- Born: Stephen Webster Gravesend, Kent, England
- Education: Medway College of Design
- Occupation: Jewelry designer
- Labels: Stephen Webster,; Garrard;
- Website: http://www.stephenwebster.com

= Stephen Webster =

British jewellery designer

Stephen Webster MBE (born 1959) is a British jewellery designer best known as founder of his eponymous jewellery brand.

==Biography==
Born in Gravesend, Kent, Stephen Webster was educated at Gravesend Grammar School and later at the Medway College of Design (now the University for the Creative Arts, Rochester).

After completing his training under Tony Shepherd (himself a former Prime Warden of the Worshipful Company of Goldsmiths), Webster worked as a craftsman for several established London design houses. Among many highly regarded commissions was the honor, on two occasions, of setting the De Beers Diamond Stakes Trophy.
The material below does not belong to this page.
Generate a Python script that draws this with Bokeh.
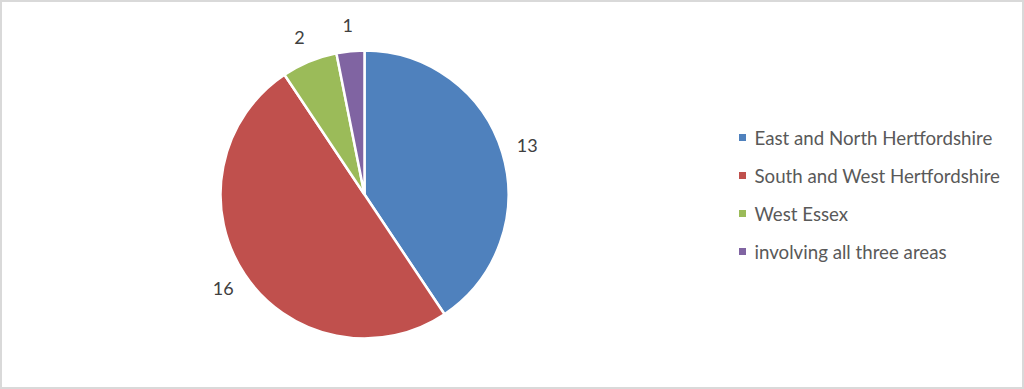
import math
from bokeh.plotting import figure
from bokeh.models import ColumnDataSource
from bokeh.core.properties import value
from bokeh.embed import file_html
from bokeh.resources import INLINE

categories = ["East and North Hertfordshire", "South and West Hertfordshire", "West Essex", "involving all three areas"]
counts = [13, 16, 2, 1]
colors = ["#4f81bd", "#c0504d", "#9bbb59", "#8064a2"]

W, H = 1024, 389
cx, cy, R = 364, H - 194, 144
label_r = 170

total = sum(counts)
starts, ends, lx, ly, labels = [], [], [], [], []
cum = 0
for c in counts:
    a0 = math.pi / 2 - 2 * math.pi * cum / total
    a1 = math.pi / 2 - 2 * math.pi * (cum + c) / total
    starts.append(a0)
    ends.append(a1)
    mid = (a0 + a1) / 2
    lx.append(cx + label_r * math.cos(mid))
    ly.append(cy + label_r * math.sin(mid))
    labels.append(str(c))
    cum += c

p = figure(width=W, height=H, x_range=(0, W), y_range=(0, H),
           output_backend="svg", toolbar_location=None, min_border=0)
p.axis.visible = False
p.grid.visible = False
p.outline_line_color = "#d9d9d9"
p.outline_line_width = 3
p.background_fill_color = "white"
p.border_fill_color = "white"

src = ColumnDataSource(dict(start=starts, end=ends, color=colors))
p.wedge(x=cx, y=cy, radius=R, radius_units="screen", start_angle="start", end_angle="end",
        direction="clock", fill_color="color", line_color="white", line_width=2.5, source=src)

p.text(x=lx, y=ly, text=labels, text_font=value("Lato"), text_font_size="18px",
       text_color="#404040", text_align="center", text_baseline="middle")

leg_x = 742
leg_y0 = H - 137
step = 38
ly2 = [leg_y0 - i * step for i in range(len(categories))]
p.scatter(x=[leg_x] * len(categories), y=ly2, marker="square", size=7,
          fill_color=colors, line_color=None)
p.text(x=[leg_x + 12] * len(categories), y=ly2, text=categories, text_font=value("Lato"),
       text_font_size="18.7px", text_color="#595959", text_align="left", text_baseline="middle")

open("out.html", "w").write(file_html(p, INLINE))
After receiving the De Beers honour in 1982 (an accreditation that marked Webster's official passage into the fine jewellery trade) Webster relocated to Canada to design for an independent jeweler. Following a brief return to the UK in 1984, Webster identified a potential market for his jewellery in the US.

Webster returned to London in 1989 to establish Stephen Webster Ltd. The brand currently has over 200 points of sale worldwide and flagship stores in London, Beverly Hills, Moscow, St Petersburg and Kyiv.

In 2007, Webster was awarded an honorary Master of Arts degree from the University for the Creative Arts, and in 2013 Webster was appointed Member of the Order of the British Empire (MBE) in the New Year Honours for services to training and skills in the British jewellery industry.

In 2015, Webster published his autobiography Goldstruck: A Life Shaped by Jewellery. The book features photography by Rankin and Amelia Troubridge.